Scan the records below for the line with "Write a web" and the line with "const gridGray = '#a6a6a6';", and retype that range exactly, both ends included, pictures excepted.
* Start Material *
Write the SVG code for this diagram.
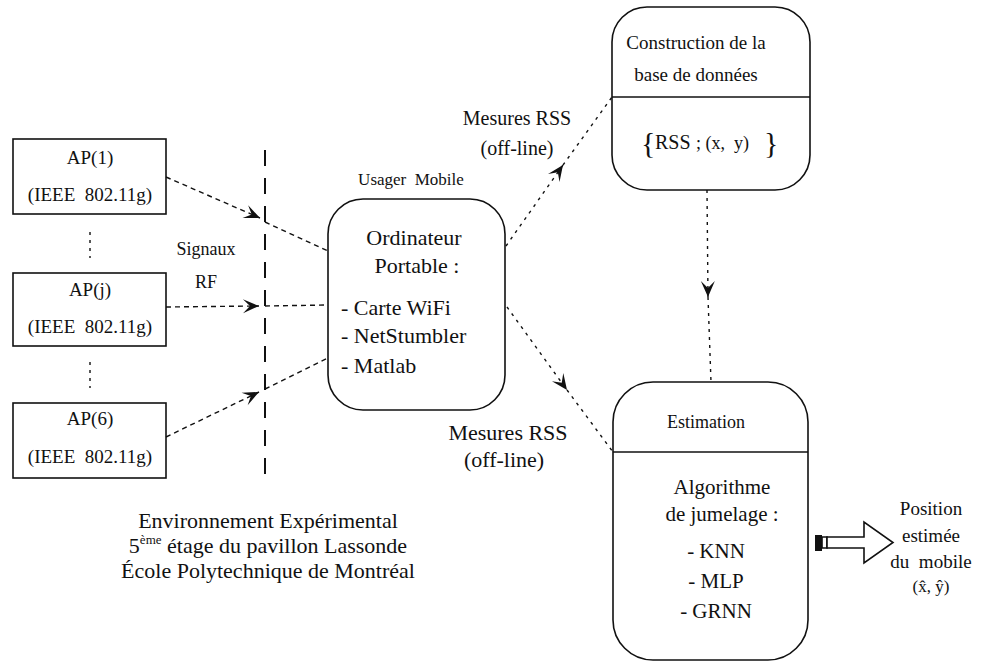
<svg xmlns="http://www.w3.org/2000/svg" width="987" height="662" viewBox="0 0 987 662">
  <style>
    .t { font-family: "Liberation Serif", "Times New Roman", serif; fill: #111; }
    .box { fill: #fff; stroke: #111; stroke-width: 1.6; }
    .sep { stroke: #111; stroke-width: 1.6; }
    .dash { fill: none; stroke: #111; stroke-width: 1.4; stroke-dasharray: 5 4; }
    .dot { fill: none; stroke: #111; stroke-width: 1.4; stroke-dasharray: 3 5; }
    .wall { fill: none; stroke: #111; stroke-width: 2; stroke-dasharray: 16 12; }
  </style>
  <defs>
    <marker id="ah" viewBox="-17 -8 18 16" refX="0" refY="0" markerWidth="18" markerHeight="16" markerUnits="userSpaceOnUse" orient="auto">
      <path d="M0,0 L-16,-7 L-9,0 L-16,7 Z" fill="#111"/>
    </marker>
  </defs>
  <rect width="987" height="662" fill="#fff"/>

  <!-- access points -->
  <g id="ap1">
    <rect class="box" x="13" y="139" width="153" height="75"/>
    <text class="t" x="90" y="164" font-size="19" text-anchor="middle">AP(1)</text>
    <text class="t" x="90" y="201" font-size="19" text-anchor="middle" xml:space="preserve">(IEEE  802.11g)</text>
  </g>
  <g id="apj">
    <rect class="box" x="13" y="273" width="153" height="73"/>
    <text class="t" x="90" y="296" font-size="19" text-anchor="middle">AP(j)</text>
    <text class="t" x="90" y="333" font-size="19" text-anchor="middle" xml:space="preserve">(IEEE  802.11g)</text>
  </g>
  <g id="ap6">
    <rect class="box" x="13" y="403" width="153" height="75"/>
    <text class="t" x="90" y="425" font-size="19" text-anchor="middle">AP(6)</text>
    <text class="t" x="90" y="463" font-size="19" text-anchor="middle" xml:space="preserve">(IEEE  802.11g)</text>
  </g>
  <g id="ap-ellipsis">
    <line class="dot" x1="90" y1="232" x2="90" y2="258"/>
    <line class="dot" x1="90" y1="362" x2="90" y2="388"/>
  </g>

  <!-- boundary of the test environment -->
  <g id="wall">
    <line class="wall" x1="265" y1="150" x2="265" y2="480"/>
    <text class="t" x="206" y="255" font-size="18" text-anchor="middle">Signaux</text>
    <text class="t" x="206" y="288" font-size="18" text-anchor="middle">RF</text>
  </g>

  <!-- mobile user laptop -->
  <g id="laptop">
    <text class="t" x="411" y="185" font-size="17" text-anchor="middle" xml:space="preserve">Usager  Mobile</text>
    <rect class="box" x="328" y="199" width="177" height="211" rx="35"/>
    <text class="t" x="414" y="245" font-size="22" text-anchor="middle">Ordinateur</text>
    <text class="t" x="417" y="273" font-size="22" text-anchor="middle">Portable :</text>
    <text class="t" x="341" y="315" font-size="22">- Carte WiFi</text>
    <text class="t" x="341" y="343" font-size="22">- NetStumbler</text>
    <text class="t" x="341" y="373" font-size="22">- Matlab</text>
  </g>

  <!-- database construction -->
  <g id="database">
    <rect class="box" x="612" y="7" width="198" height="183" rx="35"/>
    <line class="sep" x1="612" y1="97" x2="810" y2="97"/>
    <text class="t" x="696" y="49" font-size="19" text-anchor="middle">Construction de la</text>
    <text class="t" x="696" y="81" font-size="19" text-anchor="middle">base de données</text>
    <text class="t" x="641" y="153" font-size="30">{</text>
    <text class="t" x="655" y="149" font-size="20">RSS</text>
    <text class="t" x="696" y="149" font-size="18" xml:space="preserve">; (x,  y)</text>
    <text class="t" x="764" y="153" font-size="30">}</text>
  </g>

  <!-- estimation -->
  <g id="estimation">
    <rect class="box" x="613" y="382" width="195" height="278" rx="40"/>
    <line class="sep" x1="613" y1="452" x2="808" y2="452"/>
    <text class="t" x="706" y="428" font-size="18" text-anchor="middle">Estimation</text>
    <text class="t" x="722" y="494" font-size="21" text-anchor="middle">Algorithme</text>
    <text class="t" x="722" y="521" font-size="21" text-anchor="middle">de jumelage  :</text>
    <text class="t" x="716" y="558" font-size="21" text-anchor="middle">- KNN</text>
    <text class="t" x="716" y="588" font-size="21" text-anchor="middle">- MLP</text>
    <text class="t" x="716" y="618" font-size="21" text-anchor="middle">- GRNN</text>
  </g>

  <!-- estimated position output -->
  <g id="output">
    <rect x="815" y="535" width="7" height="16" fill="#111"/>
    <polygon class="box" points="822,537 827,537 827,548 822,548"/>
    <polygon class="box" points="827,537 864,537 864,522 893,542.5 864,563 864,548 827,548"/>
    <text class="t" x="931" y="515" font-size="19" text-anchor="middle">Position</text>
    <text class="t" x="931" y="542" font-size="19" text-anchor="middle">estimée</text>
    <text class="t" x="931" y="568" font-size="19" text-anchor="middle" xml:space="preserve">du  mobile</text>
    <text class="t" x="931" y="592" font-size="17" text-anchor="middle">(x&#x302;, &#x177;)</text>
  </g>

  <!-- environment caption -->
  <g id="caption">
    <text class="t" x="268" y="528" font-size="22" text-anchor="middle">Environnement Expérimental</text>
    <text class="t" x="268" y="553" font-size="22" text-anchor="middle">5<tspan font-size="13" dy="-9">ème</tspan><tspan dy="9"> étage du pavillon Lassonde</tspan></text>
    <text class="t" x="268" y="578" font-size="22" text-anchor="middle">École Polytechnique de Montréal</text>
  </g>

  <!-- connectors -->
  <g id="connectors">
    <line class="dash" x1="166" y1="177" x2="260" y2="218" marker-end="url(#ah)"/>
    <line class="dash" x1="265" y1="222" x2="328" y2="251"/>
    <line class="dash" x1="166" y1="307" x2="259" y2="306" marker-end="url(#ah)"/>
    <line class="dash" x1="265" y1="306" x2="328" y2="305"/>
    <line class="dash" x1="166" y1="437" x2="259" y2="392" marker-end="url(#ah)"/>
    <line class="dash" x1="265" y1="389" x2="328" y2="358"/>

    <line class="dot" x1="506" y1="246" x2="563" y2="165" marker-end="url(#ah)"/>
    <line class="dot" x1="563" y1="165" x2="612" y2="97"/>
    <text class="t" x="517" y="125" font-size="20" text-anchor="middle">Mesures RSS</text>
    <text class="t" x="517" y="155" font-size="20" text-anchor="middle">(off-line)</text>

    <line class="dot" x1="507" y1="307" x2="567" y2="390" marker-end="url(#ah)"/>
    <line class="dot" x1="567" y1="390" x2="613" y2="452"/>
    <text class="t" x="508" y="440" font-size="22" text-anchor="middle">Mesures RSS</text>
    <text class="t" x="504" y="467" font-size="22" text-anchor="middle">(off-line)</text>

    <line class="dot" x1="707" y1="190" x2="708" y2="297" marker-end="url(#ah)"/>
    <line class="dot" x1="708" y1="297" x2="711" y2="382"/>
  </g>
</svg>
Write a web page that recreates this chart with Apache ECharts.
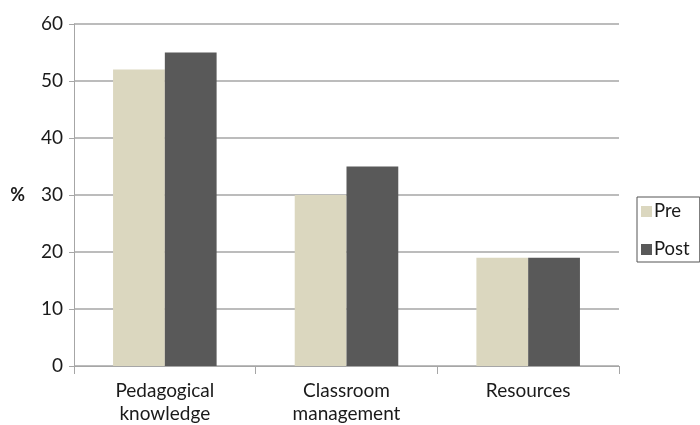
<!DOCTYPE html>
<html>
<head>
<meta charset="utf-8">
<script src="https://cdn.jsdelivr.net/npm/echarts@6/dist/echarts.min.js"></script>
<style>
  html, body { margin: 0; padding: 0; background: #fff; }
  #chart { width: 700px; height: 425px; }
</style>
</head>
<body>
<div id="chart"></div>
<script>
// Share of respondents (%) by area, before and after
const categories = ['Pedagogical\nknowledge', 'Classroom\nmanagement', 'Resources'];
const preValues = [52, 30, 19];
const postValues = [55, 35, 19];
const yTicks = { min: 0, max: 60, interval: 10 };

const font = 'Lato, "Open Sans", sans-serif';
const gridGray = '#a6a6a6';

const chart = echarts.init(document.getElementById('chart'), null, { renderer: 'canvas' });
chart.setOption({
  animation: false,
  backgroundColor: '#ffffff',
  grid: { left: 74, right: 81, top: 24, bottom: 59, containLabel: false },
  legend: {
    orient: 'vertical',
    left: 637,
    top: 197,
    data: ['Pre', 'Post'],
    icon: 'rect',
    itemWidth: 11,
    itemHeight: 11,
    itemGap: 19,
    padding: [5, 10, 3, 4],
    borderColor: '#555',
    borderWidth: 1,
    textStyle: { fontFamily: font, fontSize: 18.5, color: '#1a1a1a', padding: [0, 0, 0, -3] }
  },
  xAxis: {
    type: 'category',
    data: categories,
    axisLine: { lineStyle: { color: gridGray, width: 1 } },
    axisTick: { show: true, alignWithLabel: false, length: 8, lineStyle: { color: gridGray } },
    axisLabel: { fontFamily: font, fontSize: 19, color: '#1a1a1a', margin: 13, lineHeight: 23 }
  },
  yAxis: {
    type: 'value',
    min: yTicks.min,
    max: yTicks.max,
    interval: yTicks.interval,
    name: '%',
    nameLocation: 'middle',
    nameRotate: 0,
    nameGap: 49,
    nameTextStyle: { fontFamily: font, fontSize: 18, fontWeight: 'bold', color: '#1a1a1a' },
    axisLine: { show: true, lineStyle: { color: gridGray, width: 1 } },
    axisTick: { show: true, length: 5, lineStyle: { color: gridGray } },
    axisLabel: { fontFamily: font, fontSize: 19, color: '#1a1a1a', margin: 11 },
    splitLine: { show: true, lineStyle: { color: gridGray, width: 1.5 } }
  },
  series: [
    {
      name: 'Pre',
      type: 'bar',
      data: preValues,
      barGap: '0%',
      barCategoryGap: '43%',
      itemStyle: { color: '#dbd7bf' }
    },
    {
      name: 'Post',
      type: 'bar',
      data: postValues,
      itemStyle: { color: '#595959' }
    }
  ]
});
</script>
</body>
</html>
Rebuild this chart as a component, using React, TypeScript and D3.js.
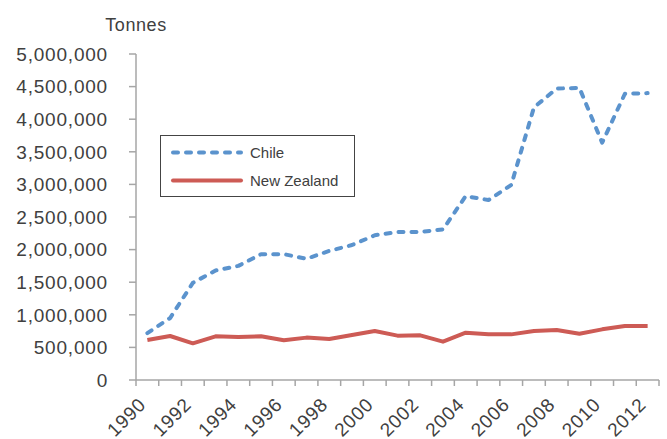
import { useEffect, useRef } from 'react';
import * as d3 from 'd3';

const years = d3.range(1990, 2013).map(String);
const chile = [
  720000, 950000, 1490000, 1680000, 1750000, 1930000, 1930000, 1860000, 1980000, 2070000,
  2220000, 2270000, 2270000, 2310000, 2820000, 2760000, 2990000, 4180000, 4470000, 4480000,
  3640000, 4390000, 4400000,
];
const newZealand = [
  613000, 675000, 563000, 670000, 660000, 670000, 609000, 650000, 629000, 690000,
  752000, 680000, 685000, 588000, 726000, 700000, 700000, 752000, 767000, 710000,
  777000, 828000, 828000,
];
const yTicks = d3.range(0, 5000001, 500000);

const W = 667;
const H = 439;
const FONT = '"Liberation Sans", Arial, sans-serif';

const App = () => {
  const ref = useRef<SVGSVGElement>(null);

  useEffect(() => {
    if (!ref.current) return;
    const svg = d3.select(ref.current);
    svg.selectAll('*').remove();

    const left = 136, right = 659, top = 54, bottom = 380;
    const x = d3.scaleBand().domain(years).range([left, right]);
    const y = d3.scaleLinear().domain([0, 5000000]).range([bottom, top]);
    const grey = '#a6a6a6';
    const textCol = '#404040';

    // y axis
    svg.append('line').attr('x1', left).attr('x2', left).attr('y1', top).attr('y2', bottom)
      .attr('stroke', grey).attr('stroke-width', 1.5);
    yTicks.forEach((t) => {
      svg.append('line').attr('x1', left - 7).attr('x2', left).attr('y1', y(t)).attr('y2', y(t))
        .attr('stroke', grey).attr('stroke-width', 1.5);
      svg.append('text').attr('x', 108).attr('y', y(t)).attr('dy', '0.36em')
        .attr('text-anchor', 'end').attr('font-family', FONT).attr('font-size', 19)
        .attr('letter-spacing', 0.8).attr('fill', textCol).text(t === 0 ? '0' : d3.format(',')(t));
    });
    svg.append('text').attr('x', 136).attr('y', 31).attr('text-anchor', 'middle')
      .attr('font-family', FONT).attr('font-size', 18).attr('letter-spacing', 0.6)
      .attr('fill', textCol).text('Tonnes');

    // x axis
    svg.append('line').attr('x1', left).attr('x2', right).attr('y1', bottom).attr('y2', bottom)
      .attr('stroke', grey).attr('stroke-width', 1.5);
    [...years.map((d) => x(d)!), right].forEach((px) => {
      svg.append('line').attr('x1', px).attr('x2', px).attr('y1', bottom).attr('y2', bottom + 6)
        .attr('stroke', grey).attr('stroke-width', 1.5);
    });
    years.forEach((d, i) => {
      if (i % 2 !== 0) return;
      const cx = x(d)! + x.bandwidth() / 2 - 5;
      svg.append('text').attr('transform', `translate(${cx},${bottom + 21}) rotate(-45)`)
        .attr('text-anchor', 'end').attr('dy', '0.35em').attr('font-family', FONT).attr('font-size', 19)
        .attr('letter-spacing', 0.8).attr('fill', textCol).text(d);
    });

    const line = d3.line<number>()
      .x((_, i) => x(years[i])! + x.bandwidth() / 2)
      .y((v) => y(v));

    svg.append('path').datum(newZealand).attr('d', line).attr('fill', 'none')
      .attr('stroke', '#cd5b55').attr('stroke-width', 4).attr('stroke-linejoin', 'round');
    svg.append('path').datum(chile).attr('d', line).attr('fill', 'none')
      .attr('stroke', '#5b93cd').attr('stroke-width', 4).attr('stroke-linecap', 'round')
      .attr('stroke-dasharray', '5,8').attr('stroke-linejoin', 'round');

    // legend
    const lg = svg.append('g');
    lg.append('rect').attr('x', 160.5).attr('y', 135.5).attr('width', 194).attr('height', 61)
      .attr('fill', 'white').attr('stroke', '#444').attr('stroke-width', 1);
    lg.append('line').attr('x1', 173).attr('x2', 241).attr('y1', 152.5).attr('y2', 152.5)
      .attr('stroke', '#5b93cd').attr('stroke-width', 4).attr('stroke-linecap', 'round')
      .attr('stroke-dasharray', '5,8');
    lg.append('line').attr('x1', 173).attr('x2', 241).attr('y1', 180.5).attr('y2', 180.5)
      .attr('stroke', '#cd5b55').attr('stroke-width', 4).attr('stroke-linecap', 'round');
    lg.append('text').attr('x', 250).attr('y', 152.5).attr('dy', '0.36em').attr('font-family', FONT)
      .attr('font-size', 15).attr('fill', textCol).text('Chile');
    lg.append('text').attr('x', 250).attr('y', 180.5).attr('dy', '0.36em').attr('font-family', FONT)
      .attr('font-size', 15).attr('fill', textCol).text('New Zealand');
  }, []);

  return <svg ref={ref} width={W} height={H} style={{ position: 'absolute', left: 0, top: 0 }} />;
};

export default App;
* End Material *
## Final result
Write a web page that recreates this chart with Apache ECharts.
<!DOCTYPE html>
<html>
<head>
<meta charset="utf-8">
<script src="https://cdn.jsdelivr.net/npm/echarts@6/dist/echarts.min.js"></script>
<style>
  html, body { margin: 0; padding: 0; background: #fff; }
  #chart { width: 700px; height: 425px; }
</style>
</head>
<body>
<div id="chart"></div>
<script>
// Share of respondents (%) by area, before and after
const categories = ['Pedagogical\nknowledge', 'Classroom\nmanagement', 'Resources'];
const preValues = [52, 30, 19];
const postValues = [55, 35, 19];
const yTicks = { min: 0, max: 60, interval: 10 };

const font = 'Lato, "Open Sans", sans-serif';
const gridGray = '#a6a6a6';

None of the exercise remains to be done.